/---

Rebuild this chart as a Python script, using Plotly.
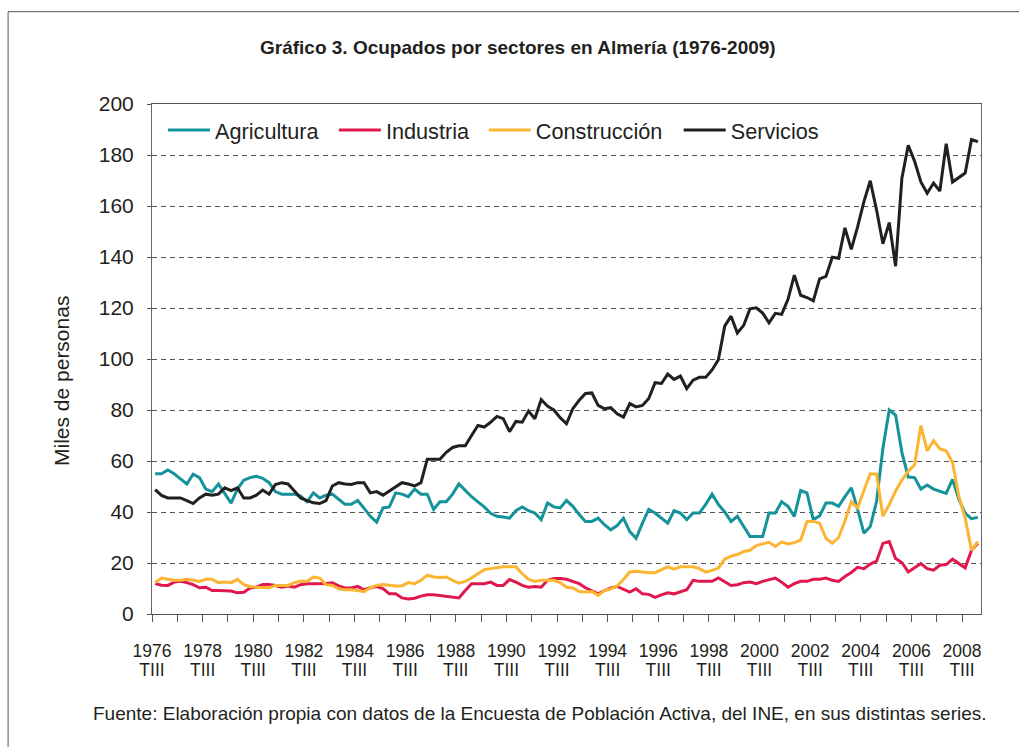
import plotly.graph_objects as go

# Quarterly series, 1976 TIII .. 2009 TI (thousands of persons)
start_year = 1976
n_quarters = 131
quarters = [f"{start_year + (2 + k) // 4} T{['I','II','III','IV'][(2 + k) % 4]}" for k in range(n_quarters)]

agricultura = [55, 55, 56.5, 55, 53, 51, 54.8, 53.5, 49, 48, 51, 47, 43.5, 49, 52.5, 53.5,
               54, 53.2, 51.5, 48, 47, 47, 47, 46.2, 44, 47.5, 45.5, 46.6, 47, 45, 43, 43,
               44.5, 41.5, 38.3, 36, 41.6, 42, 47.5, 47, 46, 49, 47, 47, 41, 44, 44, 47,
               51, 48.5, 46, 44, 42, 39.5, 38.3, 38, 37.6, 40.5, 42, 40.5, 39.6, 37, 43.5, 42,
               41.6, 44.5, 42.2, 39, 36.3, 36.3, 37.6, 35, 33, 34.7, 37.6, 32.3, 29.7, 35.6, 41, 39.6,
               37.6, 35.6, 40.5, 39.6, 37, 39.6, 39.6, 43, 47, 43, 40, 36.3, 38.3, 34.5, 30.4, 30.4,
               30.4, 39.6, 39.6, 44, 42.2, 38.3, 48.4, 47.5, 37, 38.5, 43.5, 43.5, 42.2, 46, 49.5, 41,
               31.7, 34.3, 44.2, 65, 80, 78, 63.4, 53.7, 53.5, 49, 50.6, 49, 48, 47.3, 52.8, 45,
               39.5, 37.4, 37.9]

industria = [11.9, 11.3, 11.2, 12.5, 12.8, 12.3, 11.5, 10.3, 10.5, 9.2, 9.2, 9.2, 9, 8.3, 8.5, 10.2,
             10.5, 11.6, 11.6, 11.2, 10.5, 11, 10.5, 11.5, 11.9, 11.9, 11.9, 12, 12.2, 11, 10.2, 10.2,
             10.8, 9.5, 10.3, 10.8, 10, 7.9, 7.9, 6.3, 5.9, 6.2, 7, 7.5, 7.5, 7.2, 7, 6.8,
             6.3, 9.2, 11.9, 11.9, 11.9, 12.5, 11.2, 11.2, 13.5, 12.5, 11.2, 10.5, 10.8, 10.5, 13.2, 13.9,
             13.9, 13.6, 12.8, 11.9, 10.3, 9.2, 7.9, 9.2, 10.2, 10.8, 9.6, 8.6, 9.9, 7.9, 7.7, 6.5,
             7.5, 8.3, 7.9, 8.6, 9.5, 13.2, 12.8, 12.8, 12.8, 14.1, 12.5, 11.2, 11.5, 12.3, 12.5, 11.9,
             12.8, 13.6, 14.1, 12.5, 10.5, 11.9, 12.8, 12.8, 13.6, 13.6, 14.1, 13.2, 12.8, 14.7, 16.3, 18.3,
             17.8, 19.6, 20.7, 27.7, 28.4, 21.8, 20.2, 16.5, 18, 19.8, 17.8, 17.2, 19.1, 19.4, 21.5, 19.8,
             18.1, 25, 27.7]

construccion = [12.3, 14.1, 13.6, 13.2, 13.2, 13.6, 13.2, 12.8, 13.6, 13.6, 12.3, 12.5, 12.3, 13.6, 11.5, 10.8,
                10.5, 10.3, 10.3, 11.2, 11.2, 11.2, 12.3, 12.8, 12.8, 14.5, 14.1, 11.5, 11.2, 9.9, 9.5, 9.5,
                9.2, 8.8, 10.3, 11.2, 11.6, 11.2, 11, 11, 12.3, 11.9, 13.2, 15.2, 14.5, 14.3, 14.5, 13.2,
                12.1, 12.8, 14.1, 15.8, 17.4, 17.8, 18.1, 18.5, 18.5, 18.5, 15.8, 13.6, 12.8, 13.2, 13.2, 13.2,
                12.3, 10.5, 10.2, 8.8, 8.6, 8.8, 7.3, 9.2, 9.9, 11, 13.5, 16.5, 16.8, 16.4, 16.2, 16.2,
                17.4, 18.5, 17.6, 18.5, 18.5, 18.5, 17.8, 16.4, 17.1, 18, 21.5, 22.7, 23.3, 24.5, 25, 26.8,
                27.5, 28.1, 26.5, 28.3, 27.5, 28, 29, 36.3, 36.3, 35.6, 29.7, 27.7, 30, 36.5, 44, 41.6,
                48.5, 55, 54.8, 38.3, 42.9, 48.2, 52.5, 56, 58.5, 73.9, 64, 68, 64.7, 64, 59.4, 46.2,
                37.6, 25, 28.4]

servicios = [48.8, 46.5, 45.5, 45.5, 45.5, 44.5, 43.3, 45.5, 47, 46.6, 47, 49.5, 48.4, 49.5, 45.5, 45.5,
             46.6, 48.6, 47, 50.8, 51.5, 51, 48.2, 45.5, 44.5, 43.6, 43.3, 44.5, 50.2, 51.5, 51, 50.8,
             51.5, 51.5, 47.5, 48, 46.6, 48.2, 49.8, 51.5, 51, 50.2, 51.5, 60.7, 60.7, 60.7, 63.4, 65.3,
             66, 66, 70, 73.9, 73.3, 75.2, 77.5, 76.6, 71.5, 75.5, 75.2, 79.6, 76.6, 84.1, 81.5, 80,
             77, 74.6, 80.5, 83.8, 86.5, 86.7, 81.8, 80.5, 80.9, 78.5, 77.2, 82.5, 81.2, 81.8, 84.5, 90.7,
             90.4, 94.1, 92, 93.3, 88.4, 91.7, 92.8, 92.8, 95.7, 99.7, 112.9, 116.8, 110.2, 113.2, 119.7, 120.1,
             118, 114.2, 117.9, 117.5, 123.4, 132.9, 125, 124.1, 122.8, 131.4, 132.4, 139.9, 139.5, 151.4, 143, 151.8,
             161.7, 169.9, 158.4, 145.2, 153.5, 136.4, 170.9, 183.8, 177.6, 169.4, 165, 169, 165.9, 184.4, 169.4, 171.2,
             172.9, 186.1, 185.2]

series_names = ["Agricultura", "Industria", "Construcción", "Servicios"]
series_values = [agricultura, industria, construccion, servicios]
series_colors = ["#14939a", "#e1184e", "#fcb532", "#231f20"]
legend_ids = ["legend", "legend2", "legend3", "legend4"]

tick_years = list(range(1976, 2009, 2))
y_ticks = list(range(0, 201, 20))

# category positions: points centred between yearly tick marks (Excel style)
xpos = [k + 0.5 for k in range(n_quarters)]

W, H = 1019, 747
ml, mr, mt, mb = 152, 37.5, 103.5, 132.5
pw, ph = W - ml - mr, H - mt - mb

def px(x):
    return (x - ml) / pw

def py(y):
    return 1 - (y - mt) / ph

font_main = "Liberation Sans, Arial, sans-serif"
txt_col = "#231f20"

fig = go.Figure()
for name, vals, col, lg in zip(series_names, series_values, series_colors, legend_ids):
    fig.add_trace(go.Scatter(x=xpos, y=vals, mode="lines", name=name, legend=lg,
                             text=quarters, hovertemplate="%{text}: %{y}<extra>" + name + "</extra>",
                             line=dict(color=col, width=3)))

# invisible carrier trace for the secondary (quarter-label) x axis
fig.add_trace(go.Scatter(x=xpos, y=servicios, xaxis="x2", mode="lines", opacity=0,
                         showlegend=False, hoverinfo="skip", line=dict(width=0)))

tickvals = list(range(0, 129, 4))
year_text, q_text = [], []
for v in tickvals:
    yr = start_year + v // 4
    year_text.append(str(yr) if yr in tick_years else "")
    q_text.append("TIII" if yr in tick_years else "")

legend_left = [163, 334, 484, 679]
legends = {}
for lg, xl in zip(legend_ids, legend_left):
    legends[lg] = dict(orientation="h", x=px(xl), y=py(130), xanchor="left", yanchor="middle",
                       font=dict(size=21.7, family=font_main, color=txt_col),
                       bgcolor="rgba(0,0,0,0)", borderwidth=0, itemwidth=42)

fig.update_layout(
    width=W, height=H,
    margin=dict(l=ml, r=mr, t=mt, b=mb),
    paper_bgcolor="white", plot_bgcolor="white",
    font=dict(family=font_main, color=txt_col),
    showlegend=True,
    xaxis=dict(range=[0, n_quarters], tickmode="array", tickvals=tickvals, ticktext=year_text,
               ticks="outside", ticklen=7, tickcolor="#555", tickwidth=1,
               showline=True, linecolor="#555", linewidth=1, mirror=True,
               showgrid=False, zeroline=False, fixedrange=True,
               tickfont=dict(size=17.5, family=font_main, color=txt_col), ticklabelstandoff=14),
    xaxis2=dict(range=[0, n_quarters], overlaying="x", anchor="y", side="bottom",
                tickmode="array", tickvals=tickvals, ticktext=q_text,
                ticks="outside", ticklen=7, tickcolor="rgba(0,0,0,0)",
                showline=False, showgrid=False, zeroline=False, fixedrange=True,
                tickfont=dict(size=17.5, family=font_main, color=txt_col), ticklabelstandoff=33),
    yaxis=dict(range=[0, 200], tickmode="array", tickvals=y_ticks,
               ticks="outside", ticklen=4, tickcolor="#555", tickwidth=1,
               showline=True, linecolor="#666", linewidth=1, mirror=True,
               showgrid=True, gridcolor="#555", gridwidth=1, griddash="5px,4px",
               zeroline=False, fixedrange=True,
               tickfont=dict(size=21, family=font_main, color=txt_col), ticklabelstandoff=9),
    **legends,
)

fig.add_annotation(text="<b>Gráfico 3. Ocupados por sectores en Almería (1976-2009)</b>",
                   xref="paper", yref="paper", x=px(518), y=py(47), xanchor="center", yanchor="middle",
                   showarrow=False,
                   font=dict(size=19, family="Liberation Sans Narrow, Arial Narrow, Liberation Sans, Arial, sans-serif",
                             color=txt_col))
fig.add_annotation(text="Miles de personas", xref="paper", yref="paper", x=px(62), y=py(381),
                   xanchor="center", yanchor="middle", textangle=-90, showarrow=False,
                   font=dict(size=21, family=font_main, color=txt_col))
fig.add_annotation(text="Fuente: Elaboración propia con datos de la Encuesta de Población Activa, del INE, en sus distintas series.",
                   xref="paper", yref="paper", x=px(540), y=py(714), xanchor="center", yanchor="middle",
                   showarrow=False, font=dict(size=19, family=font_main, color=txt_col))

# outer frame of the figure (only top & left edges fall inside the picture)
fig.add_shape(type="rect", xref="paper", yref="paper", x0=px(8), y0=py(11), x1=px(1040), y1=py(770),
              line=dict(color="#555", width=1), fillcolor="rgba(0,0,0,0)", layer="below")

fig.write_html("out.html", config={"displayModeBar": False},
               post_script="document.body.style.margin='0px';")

\---

GOAL: Leave out the pictures and repeat exactly the lines from the start of the material through the line that contains "18.1, 25, 27.7]", both included.

EXERCISE OUTPUT:
Rebuild this chart as a Python script, using Plotly.
import plotly.graph_objects as go

# Quarterly series, 1976 TIII .. 2009 TI (thousands of persons)
start_year = 1976
n_quarters = 131
quarters = [f"{start_year + (2 + k) // 4} T{['I','II','III','IV'][(2 + k) % 4]}" for k in range(n_quarters)]

agricultura = [55, 55, 56.5, 55, 53, 51, 54.8, 53.5, 49, 48, 51, 47, 43.5, 49, 52.5, 53.5,
               54, 53.2, 51.5, 48, 47, 47, 47, 46.2, 44, 47.5, 45.5, 46.6, 47, 45, 43, 43,
               44.5, 41.5, 38.3, 36, 41.6, 42, 47.5, 47, 46, 49, 47, 47, 41, 44, 44, 47,
               51, 48.5, 46, 44, 42, 39.5, 38.3, 38, 37.6, 40.5, 42, 40.5, 39.6, 37, 43.5, 42,
               41.6, 44.5, 42.2, 39, 36.3, 36.3, 37.6, 35, 33, 34.7, 37.6, 32.3, 29.7, 35.6, 41, 39.6,
               37.6, 35.6, 40.5, 39.6, 37, 39.6, 39.6, 43, 47, 43, 40, 36.3, 38.3, 34.5, 30.4, 30.4,
               30.4, 39.6, 39.6, 44, 42.2, 38.3, 48.4, 47.5, 37, 38.5, 43.5, 43.5, 42.2, 46, 49.5, 41,
               31.7, 34.3, 44.2, 65, 80, 78, 63.4, 53.7, 53.5, 49, 50.6, 49, 48, 47.3, 52.8, 45,
               39.5, 37.4, 37.9]

industria = [11.9, 11.3, 11.2, 12.5, 12.8, 12.3, 11.5, 10.3, 10.5, 9.2, 9.2, 9.2, 9, 8.3, 8.5, 10.2,
             10.5, 11.6, 11.6, 11.2, 10.5, 11, 10.5, 11.5, 11.9, 11.9, 11.9, 12, 12.2, 11, 10.2, 10.2,
             10.8, 9.5, 10.3, 10.8, 10, 7.9, 7.9, 6.3, 5.9, 6.2, 7, 7.5, 7.5, 7.2, 7, 6.8,
             6.3, 9.2, 11.9, 11.9, 11.9, 12.5, 11.2, 11.2, 13.5, 12.5, 11.2, 10.5, 10.8, 10.5, 13.2, 13.9,
             13.9, 13.6, 12.8, 11.9, 10.3, 9.2, 7.9, 9.2, 10.2, 10.8, 9.6, 8.6, 9.9, 7.9, 7.7, 6.5,
             7.5, 8.3, 7.9, 8.6, 9.5, 13.2, 12.8, 12.8, 12.8, 14.1, 12.5, 11.2, 11.5, 12.3, 12.5, 11.9,
             12.8, 13.6, 14.1, 12.5, 10.5, 11.9, 12.8, 12.8, 13.6, 13.6, 14.1, 13.2, 12.8, 14.7, 16.3, 18.3,
             17.8, 19.6, 20.7, 27.7, 28.4, 21.8, 20.2, 16.5, 18, 19.8, 17.8, 17.2, 19.1, 19.4, 21.5, 19.8,
             18.1, 25, 27.7]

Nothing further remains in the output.